■ Direction ■
Omit all images. Transcribe the rest of the material below exactly.

■ Supplied information ■
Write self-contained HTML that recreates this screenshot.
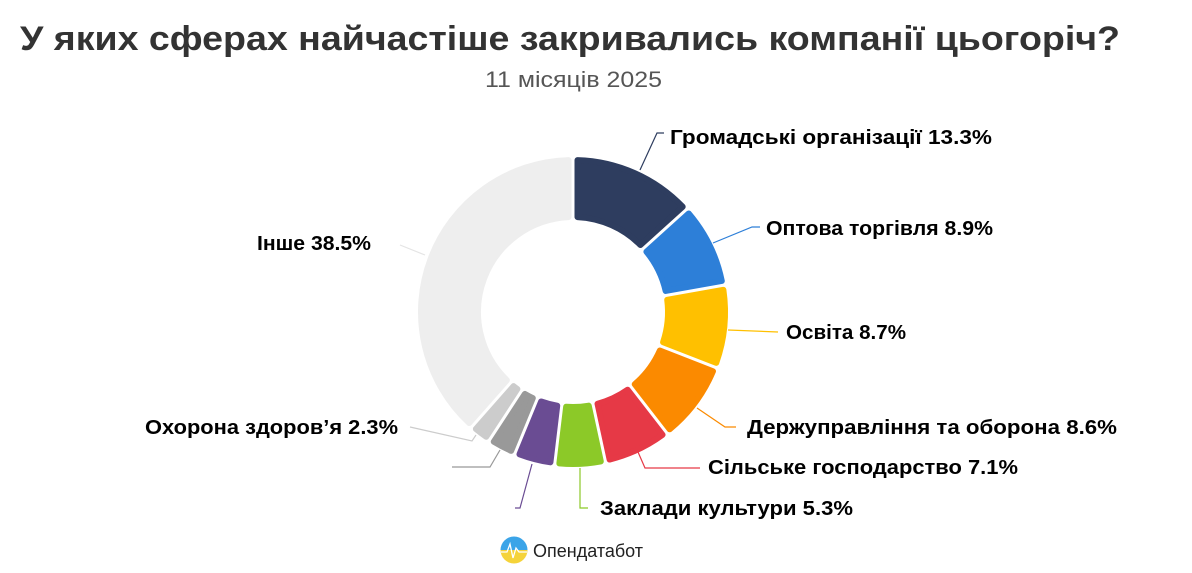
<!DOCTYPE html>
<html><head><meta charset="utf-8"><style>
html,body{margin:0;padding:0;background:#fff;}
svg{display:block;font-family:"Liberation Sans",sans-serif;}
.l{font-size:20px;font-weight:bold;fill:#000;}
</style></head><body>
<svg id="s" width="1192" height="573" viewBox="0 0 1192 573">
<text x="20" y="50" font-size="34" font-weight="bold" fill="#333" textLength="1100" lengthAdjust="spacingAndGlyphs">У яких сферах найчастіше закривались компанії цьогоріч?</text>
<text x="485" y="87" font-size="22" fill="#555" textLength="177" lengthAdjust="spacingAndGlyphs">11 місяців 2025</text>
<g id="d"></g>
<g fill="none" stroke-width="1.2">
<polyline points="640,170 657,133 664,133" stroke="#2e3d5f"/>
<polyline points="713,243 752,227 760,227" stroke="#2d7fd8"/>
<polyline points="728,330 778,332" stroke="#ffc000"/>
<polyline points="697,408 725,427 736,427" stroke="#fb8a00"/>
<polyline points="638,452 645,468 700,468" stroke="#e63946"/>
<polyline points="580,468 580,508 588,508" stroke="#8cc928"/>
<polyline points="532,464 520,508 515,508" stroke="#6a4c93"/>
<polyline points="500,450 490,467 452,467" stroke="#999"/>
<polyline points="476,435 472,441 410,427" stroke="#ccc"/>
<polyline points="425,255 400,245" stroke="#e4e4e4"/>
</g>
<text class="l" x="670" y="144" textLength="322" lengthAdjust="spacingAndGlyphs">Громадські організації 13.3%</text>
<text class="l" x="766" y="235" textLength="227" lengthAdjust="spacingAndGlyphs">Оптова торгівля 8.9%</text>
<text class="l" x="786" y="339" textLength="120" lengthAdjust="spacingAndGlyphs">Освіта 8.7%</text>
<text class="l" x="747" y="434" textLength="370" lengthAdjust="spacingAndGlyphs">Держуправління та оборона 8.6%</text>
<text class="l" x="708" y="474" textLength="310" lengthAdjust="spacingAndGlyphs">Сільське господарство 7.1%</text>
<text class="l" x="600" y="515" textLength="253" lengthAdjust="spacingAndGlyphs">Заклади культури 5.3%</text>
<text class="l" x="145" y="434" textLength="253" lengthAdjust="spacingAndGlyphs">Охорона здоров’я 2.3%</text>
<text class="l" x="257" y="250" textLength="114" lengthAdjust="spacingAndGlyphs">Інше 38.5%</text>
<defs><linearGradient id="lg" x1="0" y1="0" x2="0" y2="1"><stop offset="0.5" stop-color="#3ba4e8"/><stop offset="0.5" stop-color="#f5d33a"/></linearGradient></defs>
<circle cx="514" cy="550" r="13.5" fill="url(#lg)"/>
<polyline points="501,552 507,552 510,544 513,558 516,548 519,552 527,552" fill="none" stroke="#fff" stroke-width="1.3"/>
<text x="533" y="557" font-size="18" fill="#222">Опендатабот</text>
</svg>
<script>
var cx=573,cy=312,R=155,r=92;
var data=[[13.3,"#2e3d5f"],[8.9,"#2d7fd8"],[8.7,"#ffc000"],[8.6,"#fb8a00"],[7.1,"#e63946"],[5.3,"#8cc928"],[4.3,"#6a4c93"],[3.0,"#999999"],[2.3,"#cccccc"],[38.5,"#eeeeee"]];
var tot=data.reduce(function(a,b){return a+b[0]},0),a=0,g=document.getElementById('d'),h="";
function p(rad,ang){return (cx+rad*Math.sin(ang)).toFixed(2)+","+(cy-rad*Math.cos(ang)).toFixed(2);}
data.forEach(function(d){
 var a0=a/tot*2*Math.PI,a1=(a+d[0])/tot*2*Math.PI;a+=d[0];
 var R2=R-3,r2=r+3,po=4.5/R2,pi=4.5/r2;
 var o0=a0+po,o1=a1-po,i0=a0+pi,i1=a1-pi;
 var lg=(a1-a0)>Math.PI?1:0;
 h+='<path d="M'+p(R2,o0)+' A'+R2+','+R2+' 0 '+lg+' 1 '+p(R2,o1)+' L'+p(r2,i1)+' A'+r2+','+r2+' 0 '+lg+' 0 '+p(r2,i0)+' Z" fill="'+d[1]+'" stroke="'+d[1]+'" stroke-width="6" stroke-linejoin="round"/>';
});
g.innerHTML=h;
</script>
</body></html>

■ Solution to this exercise ■
Write self-contained HTML that recreates this screenshot.
<!DOCTYPE html>
<html><head><meta charset="utf-8"><style>
html,body{margin:0;padding:0;background:#fff;}
svg{display:block;font-family:"Liberation Sans",sans-serif;}
.l{font-size:20px;font-weight:bold;fill:#000;}
</style></head><body>
<svg id="s" width="1192" height="573" viewBox="0 0 1192 573">
<text x="20" y="50" font-size="34" font-weight="bold" fill="#333" textLength="1100" lengthAdjust="spacingAndGlyphs">У яких сферах найчастіше закривались компанії цьогоріч?</text>
<text x="485" y="87" font-size="22" fill="#555" textLength="177" lengthAdjust="spacingAndGlyphs">11 місяців 2025</text>
<g id="d"></g>
<g fill="none" stroke-width="1.2">
<polyline points="640,170 657,133 664,133" stroke="#2e3d5f"/>
<polyline points="713,243 752,227 760,227" stroke="#2d7fd8"/>
<polyline points="728,330 778,332" stroke="#ffc000"/>
<polyline points="697,408 725,427 736,427" stroke="#fb8a00"/>
<polyline points="638,452 645,468 700,468" stroke="#e63946"/>
<polyline points="580,468 580,508 588,508" stroke="#8cc928"/>
<polyline points="532,464 520,508 515,508" stroke="#6a4c93"/>
<polyline points="500,450 490,467 452,467" stroke="#999"/>
<polyline points="476,435 472,441 410,427" stroke="#ccc"/>
<polyline points="425,255 400,245" stroke="#e4e4e4"/>
</g>
<text class="l" x="670" y="144" textLength="322" lengthAdjust="spacingAndGlyphs">Громадські організації 13.3%</text>
<text class="l" x="766" y="235" textLength="227" lengthAdjust="spacingAndGlyphs">Оптова торгівля 8.9%</text>
<text class="l" x="786" y="339" textLength="120" lengthAdjust="spacingAndGlyphs">Освіта 8.7%</text>
<text class="l" x="747" y="434" textLength="370" lengthAdjust="spacingAndGlyphs">Держуправління та оборона 8.6%</text>
<text class="l" x="708" y="474" textLength="310" lengthAdjust="spacingAndGlyphs">Сільське господарство 7.1%</text>
<text class="l" x="600" y="515" textLength="253" lengthAdjust="spacingAndGlyphs">Заклади культури 5.3%</text>
<text class="l" x="145" y="434" textLength="253" lengthAdjust="spacingAndGlyphs">Охорона здоров’я 2.3%</text>
<text class="l" x="257" y="250" textLength="114" lengthAdjust="spacingAndGlyphs">Інше 38.5%</text>
<defs><linearGradient id="lg" x1="0" y1="0" x2="0" y2="1"><stop offset="0.5" stop-color="#3ba4e8"/><stop offset="0.5" stop-color="#f5d33a"/></linearGradient></defs>
<circle cx="514" cy="550" r="13.5" fill="url(#lg)"/>
<polyline points="501,552 507,552 510,544 513,558 516,548 519,552 527,552" fill="none" stroke="#fff" stroke-width="1.3"/>
<text x="533" y="557" font-size="18" fill="#222">Опендатабот</text>
</svg>
<script>
var cx=573,cy=312,R=155,r=92;
var data=[[13.3,"#2e3d5f"],[8.9,"#2d7fd8"],[8.7,"#ffc000"],[8.6,"#fb8a00"],[7.1,"#e63946"],[5.3,"#8cc928"],[4.3,"#6a4c93"],[3.0,"#999999"],[2.3,"#cccccc"],[38.5,"#eeeeee"]];
var tot=data.reduce(function(a,b){return a+b[0]},0),a=0,g=document.getElementById('d'),h="";
function p(rad,ang){return (cx+rad*Math.sin(ang)).toFixed(2)+","+(cy-rad*Math.cos(ang)).toFixed(2);}
data.forEach(function(d){
 var a0=a/tot*2*Math.PI,a1=(a+d[0])/tot*2*Math.PI;a+=d[0];
 var R2=R-3,r2=r+3,po=4.5/R2,pi=4.5/r2;
 var o0=a0+po,o1=a1-po,i0=a0+pi,i1=a1-pi;
 var lg=(a1-a0)>Math.PI?1:0;
 h+='<path d="M'+p(R2,o0)+' A'+R2+','+R2+' 0 '+lg+' 1 '+p(R2,o1)+' L'+p(r2,i1)+' A'+r2+','+r2+' 0 '+lg+' 0 '+p(r2,i0)+' Z" fill="'+d[1]+'" stroke="'+d[1]+'" stroke-width="6" stroke-linejoin="round"/>';
});
g.innerHTML=h;
</script>
</body></html>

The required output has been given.